Protecting and promoting the rights of the poorest
Rule of law is based on an independent judiciary, the equality of all citizens before the law, the priority of the constitution and respect for human rights at civic and political level.
"There can be no security without development and no development without security, and neither can be sustained without respect for human rights."
Kofi Annan, former United Nations Secretary General, 2005
Rule of law requires the existence of a consistent, binding legal framework for the work of government authorities. This also entails the application of immutable rules for peaceful coexistence in society, as well as respecting the dignity and rights of the individual, including the poorest and socially most marginalized.
That is why international cooperation makes every effort to foster access to justice and to promote rule of law, supporting reform of the judiciary, police and institutions responsible for penal enforcement. In addition, it cooperates with national human rights committees and NGOs to protect and nurture the rights of the individual and of poor and disadvantaged groups.

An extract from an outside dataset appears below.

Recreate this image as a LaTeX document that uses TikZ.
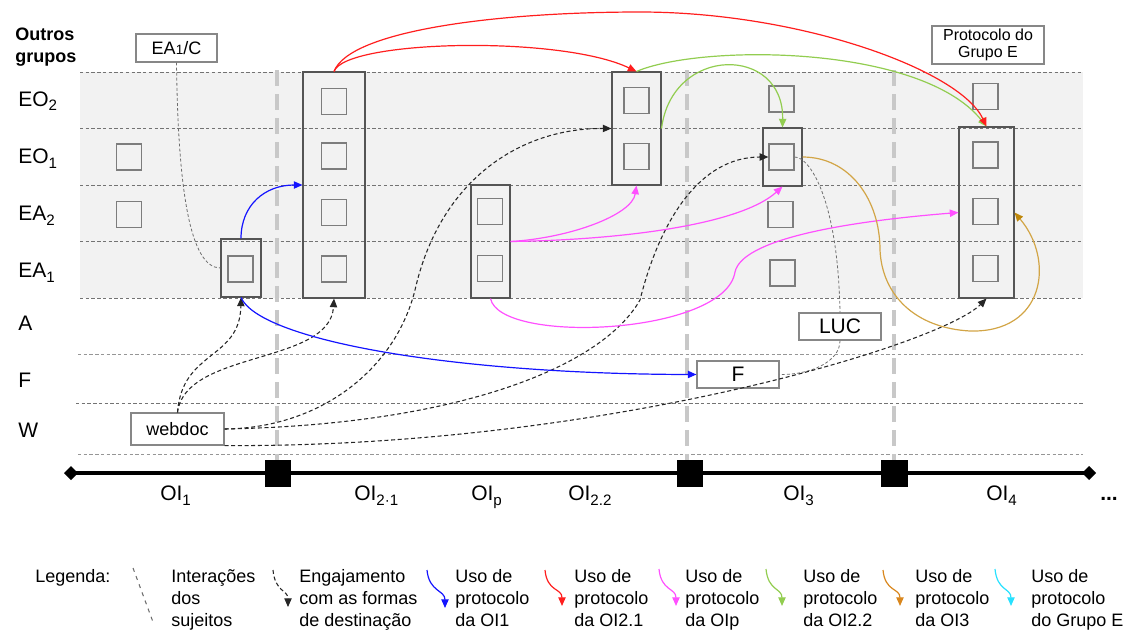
\documentclass[tikz,border=0pt]{standalone}
\usepackage{fontspec}
\setmainfont{Liberation Sans}
\usetikzlibrary{arrows.meta}
\definecolor{band}{RGB}{242,242,242}
\definecolor{lineg}{RGB}{115,115,115}
\definecolor{lineg2}{RGB}{150,150,150}
\definecolor{vg}{RGB}{200,200,200}
\definecolor{sqg}{RGB}{125,125,125}
\definecolor{colg}{RGB}{85,85,85}
\definecolor{boxg}{RGB}{135,135,135}
\definecolor{cblue}{RGB}{20,20,255}
\definecolor{cred}{RGB}{255,30,30}
\definecolor{cmag}{RGB}{255,80,255}
\definecolor{cgreen}{RGB}{146,205,80}
\definecolor{cgold}{RGB}{210,165,70}
\definecolor{cgoldtip}{RGB}{190,135,10}
\definecolor{corange}{RGB}{217,135,30}
\definecolor{ccyan}{RGB}{40,225,255}
\definecolor{idg}{RGB}{110,110,110}
\newcommand\szA{\fontsize{13.5pt}{16.5pt}\selectfont}
\newcommand\szB{\fontsize{15.75pt}{18pt}\selectfont}
\newcommand\szC{\fontsize{12pt}{12.75pt}\selectfont}
\newcommand\lsub[1]{\raisebox{-0.45ex}{\scalebox{0.72}{#1}}}
\newcommand\ssm[1]{\scalebox{0.75}{#1}}
\newcommand\mlines[1]{\begin{tabular}[t]{@{}l@{}}#1\end{tabular}}
\begin{document}
\begin{tikzpicture}[x=0.75pt,y=-0.75pt,font=\szA,
  sqbox/.style={draw=sqg, line width=0.9pt, minimum width=18.75pt, minimum height=19.5pt, inner sep=0pt},
  colbox/.style={draw=colg, line width=0.8pt, inner sep=0pt},
  tbox/.style={draw=boxg, fill=white, line width=0.8pt, inner sep=0pt},
  hd/.style={draw=lineg, line width=0.7pt, dash pattern=on 2.5pt off 1.8pt},
  hdl/.style={draw=lineg2, line width=0.7pt, dash pattern=on 2.5pt off 1.8pt},
  vd/.style={draw=vg, line width=2.5pt, dash pattern=on 12pt off 6pt},
  idash/.style={draw=idg, line width=0.6pt, dash pattern=on 2.2pt off 1.6pt},
  edash/.style={draw=black!85, line width=0.8pt, dash pattern=on 3pt off 2pt, -{Triangle[length=6.5pt,width=5.5pt]}},
  uarr/.style={line width=0.9pt, -{Triangle[length=6.5pt,width=5.5pt]}},
  rowlbl/.style={font=\szB, anchor=base west, inner sep=0pt},
  txt/.style={anchor=base west, inner sep=0pt}]
\useasboundingbox (0,0) rectangle (1128,633);
% band and grid
\fill[band] (80,72) rectangle (1083,298);
\foreach \yy in {72,128.5,185,241.5,298} \draw[hd] (80,\yy) -- (1083,\yy);
\draw[hdl] (78,354) -- (1083,354);
\draw[hd] (76,403) -- (1083,403);
\draw[hdl] (78,454) -- (1083,454);
\foreach \xx in {277,687,894} \draw[vd] (\xx,70) -- (\xx,460);
% timeline
\draw[line width=3pt] (71,473) -- (1089,473);
\fill (64,473) -- (71,466) -- (78,473) -- (71,480) -- cycle;
\fill (1082,473) -- (1089,466) -- (1096,473) -- (1089,480) -- cycle;
\fill (265,460) rectangle (291,487);
\fill (677,460) rectangle (703,487);
\fill (881,460) rectangle (908,487);
% labels
\node[txt, font=\szA\bfseries] (og) at (15,40) {\mlines{Outros\\grupos}};
\node[rowlbl] (rEOb) at (18,106) {EO\lsub{2}};
\node[rowlbl] (rEOa) at (18,163) {EO\lsub{1}};
\node[rowlbl] (rEAb) at (18,220) {EA\lsub{2}};
\node[rowlbl] (rEAa) at (18,277) {EA\lsub{1}};
\node[rowlbl] (rA) at (18,330) {A};
\node[rowlbl] (rF) at (18,387) {F};
\node[rowlbl] (rW) at (18,437) {W};
\node[rowlbl] (t1) at (160,500) {OI\lsub{1}};
\node[rowlbl] (t21) at (354,500) {OI\lsub{2·1}};
\node[rowlbl] (tp) at (471,500) {OI\lsub{p}};
\node[rowlbl] (t22) at (568,500) {OI\lsub{2.2}};
\node[rowlbl] (t3) at (783,500) {OI\lsub{3}};
\node[rowlbl] (t4) at (986,500) {OI\lsub{4}};
\node[rowlbl, font=\szB\bfseries] (dots) at (1100,500) {...};
% loose squares
\node[sqbox] (sa) at (129,157) {};
\node[sqbox] (sb) at (129,214.5) {};
% columns
\node[colbox, minimum width=30pt, minimum height=43.5pt] (ea1box) at (241,268) {};
\node[sqbox] (ea1sq) at (240.5,269) {};
\node[colbox, minimum width=46.5pt, minimum height=169.5pt] (oi21box) at (334,185) {};
\node[sqbox] (q1) at (334,101.5) {};
\node[sqbox] (q2) at (334,156) {};
\node[sqbox] (q3) at (334,212.5) {};
\node[sqbox] (q4) at (334,269) {};
\node[colbox, minimum width=29.25pt, minimum height=84.75pt] (oipbox) at (490.5,241.5) {};
\node[sqbox] (p1) at (490,211.5) {};
\node[sqbox] (p2) at (490,268.5) {};
\node[colbox, minimum width=36.75pt, minimum height=84.75pt] (oi22box) at (636.5,128.5) {};
\node[sqbox] (r1) at (636.5,100.5) {};
\node[sqbox] (r2) at (636.5,156.5) {};
\node[sqbox] (o1) at (781.5,99) {};
\node[colbox, minimum width=29.25pt, minimum height=43.5pt] (oi3box) at (782.5,157) {};
\node[sqbox] (oi3sq) at (781.5,157) {};
\node[sqbox] (o3) at (780.5,214.5) {};
\node[sqbox] (o4) at (782.5,273) {};
\node[sqbox] (f1) at (985.5,96.5) {};
\node[colbox, minimum width=41.25pt, minimum height=128.25pt] (oi4box) at (986.5,212.5) {};
\node[sqbox] (f2) at (985.5,155) {};
\node[sqbox] (f3) at (985.5,211.5) {};
\node[sqbox] (f4) at (985.5,268.5) {};
% text boxes
\node[tbox, minimum width=60.75pt, minimum height=21pt] (ea1c) at (176.5,48) {EA\ssm{1}/C};
\node[tbox, minimum width=84pt, minimum height=28.5pt, font=\szC, align=center] (proto) at (988,45) {Protocolo do\\Grupo E};
\node[tbox, minimum width=61.5pt, minimum height=20.25pt, font=\szB] (luc) at (840,326.5) {LUC};
\node[tbox, minimum width=61.5pt, minimum height=20.25pt, font=\szB] (fbox) at (738,374.5) {F};
\node[tbox, minimum width=69.75pt, minimum height=24pt] (webdoc) at (177.5,429) {webdoc};
% interactions (gray dashed)
\draw[idash] (ea1c.south) .. controls (178,190) and (190,268) .. (ea1box.west);
\draw[idash] (oi3sq.east) .. controls (810,157) and (838,200) .. (luc.north);
\draw[idash] (luc.south) .. controls (840,362) and (810,375) .. (fbox.east);
% engagement (black dashed)
\draw[edash] (webdoc.north) .. controls (182,350) and (240,360) .. (ea1box.south);
\draw[edash] (webdoc.north) .. controls (185,350) and (330,365) .. (oi21box.south);
\draw[edash] (webdoc.east) .. controls (320,428) and (395,370) .. (415,290) .. controls (440,180) and (520,128) .. (oi22box.west);
\draw[edash] (webdoc.east) .. controls (450,425) and (600,370) .. (640,300) .. controls (660,220) and (700,157) .. (oi3sq.west);
\draw[edash] (webdoc.south east) .. controls (600,448) and (940,345) .. (oi4box.south);
% blue
\draw[uarr, cblue] (ea1box.north) .. controls (241,205) and (265,185) .. (oi21box.west);
\draw[uarr, cblue] (ea1box.south) .. controls (260,340) and (450,374) .. (fbox.west);
% green
\draw[uarr, cgreen] (oi22box.north) .. controls (700,44) and (920,44) .. (oi4box.north);
\draw[uarr, cgreen] (oi22box.east) .. controls (672,45) and (784,45) .. (oi3box.north);
% red
\draw[uarr, cred] (oi21box.north) .. controls (345,40) and (560,35) .. (oi22box.north);
\draw[uarr, cred] (oi21box.north) .. controls (350,30) and (500,12) .. (640,12) .. controls (800,12) and (960,70) .. (oi4box.north);
% magenta
\draw[uarr, cmag] (oipbox.east) .. controls (570,238) and (632,215) .. (oi22box.south);
\draw[uarr, cmag] (oipbox.east) .. controls (620,240) and (740,225) .. (oi3box.south);
\draw[uarr, cmag] (oipbox.south) .. controls (500,345) and (725,335) .. (735,272) .. controls (742,240) and (840,222) .. (oi4box.west);
% gold
\draw[line width=0.9pt, cgold, -{Triangle[length=6.5pt,width=5.5pt,color=cgoldtip]}] (oi3box.east) .. controls (850,157) and (880,200) .. (880,250) .. controls (882,295) and (915,328) .. (970,331) .. controls (1045,333) and (1055,260) .. (oi4box.east);
% legend
\node[txt] (leg) at (35,582) {Legenda:};
\draw[idg, line width=0.8pt, dash pattern=on 3pt off 3.5pt] (133,568) -- (153,622);
\node[txt] (l1) at (171,582) {\mlines{Interações\\dos\\sujeitos}};
\draw[edash] (273,570) .. controls (275,592) and (288,590) .. (288,607);
\node[txt] (l2) at (299,582) {\mlines{Engajamento\\com as formas\\de destinação}};
\draw[uarr, cblue] (427,570) .. controls (429,592) and (445,590) .. (445,608);
\node[txt] (l3) at (455,582) {\mlines{Uso de\\protocolo\\da OI1}};
\draw[uarr, cred] (545,570) .. controls (547,592) and (562,588) .. (562,606);
\node[txt] (l4) at (574,582) {\mlines{Uso de\\protocolo\\da OI2.1}};
\draw[uarr, cmag] (659,569) .. controls (661,591) and (676,588) .. (676,606);
\node[txt] (l5) at (685,582) {\mlines{Uso de\\protocolo\\da OIp}};
\draw[uarr, cgreen] (766,569) .. controls (768,591) and (782,588) .. (782,606);
\node[txt] (l6) at (803,582) {\mlines{Uso de\\protocolo\\da OI2.2}};
\draw[uarr, corange] (883,570) .. controls (885,592) and (900,588) .. (900,606);
\node[txt] (l7) at (915,582) {\mlines{Uso de\\protocolo\\da OI3}};
\draw[uarr, ccyan] (995,569) .. controls (997,591) and (1011,588) .. (1011,606);
\node[txt] (l8) at (1031,582) {\mlines{Uso de\\protocolo\\do Grupo E}};
\end{tikzpicture}
\end{document}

The SDC focus: A State at the service of its citizens
On the ground, the SDC encourages governance in countries of the East and South so as to improve the social, political, economic and environmental conditions of their citizens. Empowerment – the emancipation of individuals and of poor and extremely poor groups – and the encouragement of equal participation by women and men rank high among its concerns.
In conflict or post-conflict situations, the SDC supports national human rights institutions in order to protect refugees and internally displaced persons. In Afghanistan, Nepal and Colombia for instance the SDC also cooperates closely with multilateral organizations like the Office of the United Nations High Commissioner for Human Rights or the Office of the United Nations High Commissioner for Refugees.